Bruce, the ultimate St. Louis Ram, stays put
By Bill Coats
Rams Bruce
Isaac Bruce (right) saw his numbers decline in a injury-plagued 2005, but he still became the 12th receiver in NFL history to surpass 12,000 receving yards.
(Paul Sancya/AP)

On April 12, 2001, free-agent cornerback Todd Lyght left the Rams for Detroit, and wide receiver Isaac Bruce became the only remaining player who was with the team when it moved here in 1995. For several days this past week, it appeared as if that final tie to Los Angeles was thisclose to being severed.

On Sunday night, while the NFL owners and players wrangled over a new collective bargaining agreement, the Rams did something that to some had been unthinkable: Unable to reach agreement on a contract extension, they released Bruce. At the heart of the issue was Bruce's salary cap figure for 2006, a whopping $10.04 million.

Team officials, including new coach Scott Linehan, expressed confidence that Bruce would be re-signed. Still, he was free to accept a deal with any other team, and at least six expressed interest.

Negotiations with the Rams rekindled after a new CBA was voted in Wednesday night and the cap went to $102 million from $94.5 million. On Friday, Bruce signed a three-year, $15 million deal to remain in St. Louis.

Thus, a significant chapter in our town's NFL history was spared an abrupt and prickly conclusion.

Bruce, 33, has played 164 of his 176 games (regular season and playoffs) after the Rams moved here. He has collected 12,765 of his 13,037 receiving yards, caught 836 of his 857 passes, scored 78 of his 81 touchdowns and made all four of his Pro Bowls while representing the Gateway City.

Despite missing large chunks of three seasons because of injuries, he holds franchise records for receptions, receiving yards and and touchdown catches.

If Bruce eventually is elected to the Pro Football Hall of Fame, he would be the first inductee who played the bulk of his career here since former Cardinals tackle Dan Dierdorf, class of 1996.

Road to success

In 1995, Bruce was a 22-year-old former Memphis State standout coming off a solid if not spectacular rookie season (21 catches, 272 yards, two touchdowns) when owner Georgia Frontiere decided to accept a lucrative offer from St. Louis. The Rams hadn't had a winning season in five years, including a 4-12 record in 1994.

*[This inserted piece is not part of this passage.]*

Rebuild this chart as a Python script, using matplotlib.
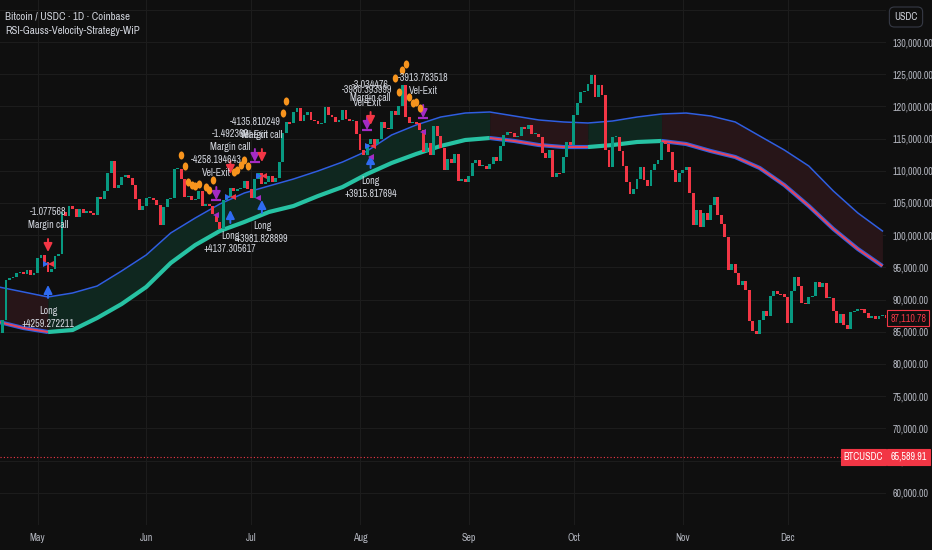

The St. Louis Rams slogged through four more sub-.500 seasons before the curtain rose on the "Greatest Show on Turf" in 1999. With Bruce latching on to 12 of Kurt Warner's 41 touchdown passes, the Rams went from 4-12 in '98 to 13-3 and the franchise's first Super Bowl berth since 1980.

On Jan. 30, 2000, in Atlanta, the Rams cruised to a 16-0 lead against Tennessee in Super Bowl XXXIV. The Titans rallied, though, and when the Rams took possession at their 27-yard line with just over 2 minutes remaining, it was 16-16.

On the first play, Warner lofted a pass down the right sideline for a streaking Bruce. He hauled it in at the Titans' 37, dodged a defender, and headed for the end zone.

"I was dog-tired," said Bruce, who had six catches for 162 yards in the 23-16 triumph that brought St. Louis its only NFL championship. "We didn't want to go to overtime."

Bruce's 11 seasons in St. Louis have been marked by consistency, fueled by a deep pride and unrelenting work ethic. Former Rams tight end Ernie Conwell echoed others' evaluations when he called Bruce "the consummate professional."

Bruce's tour in St. Louis hasn't been without its rocky times, however. In 1997, after a loss to Seattle dropped the Rams to 2-5, Bruce questioned his unit's effort."The offense is not playing hard right now," he said.

First-year Rams coach Dick Vermeil reacted angrily. He called Bruce a "so-called superstar" and assailed him for criticizing his teammates in the media and not face-to-face.

That dust-up cleared quickly, and Vermeil became one of Bruce's staunchest supporters. Two years later, they hoisted the Lombardi Trophy together in Atlanta.


Though he missed five games and was hobbled in several others with "turf toe," Bruce established several milestones this past season. His statistics - 36 catches for 525 yards - were his lowest since 1998, another injury-plagued season.

Still he became just the 14th receiver in league history to amass 800 regular-season catches and the 12th to surpass 12,000 receiving yards. His 15.1-yards-per-catch average is No. 3 among those with at least 800 receptions.

Bruce said he was "happy, mainly for the organization" to achieve such milestones. But he emphasized that he planned to tack on even more numbers.

"I feel like I've got a long career ahead of me," he said. "So I'm not really ready to put a punctuation mark behind it. I just move on, move to the next week."

And now to the next season, which will be Bruce's sixth as The Last Los Angeles Ram.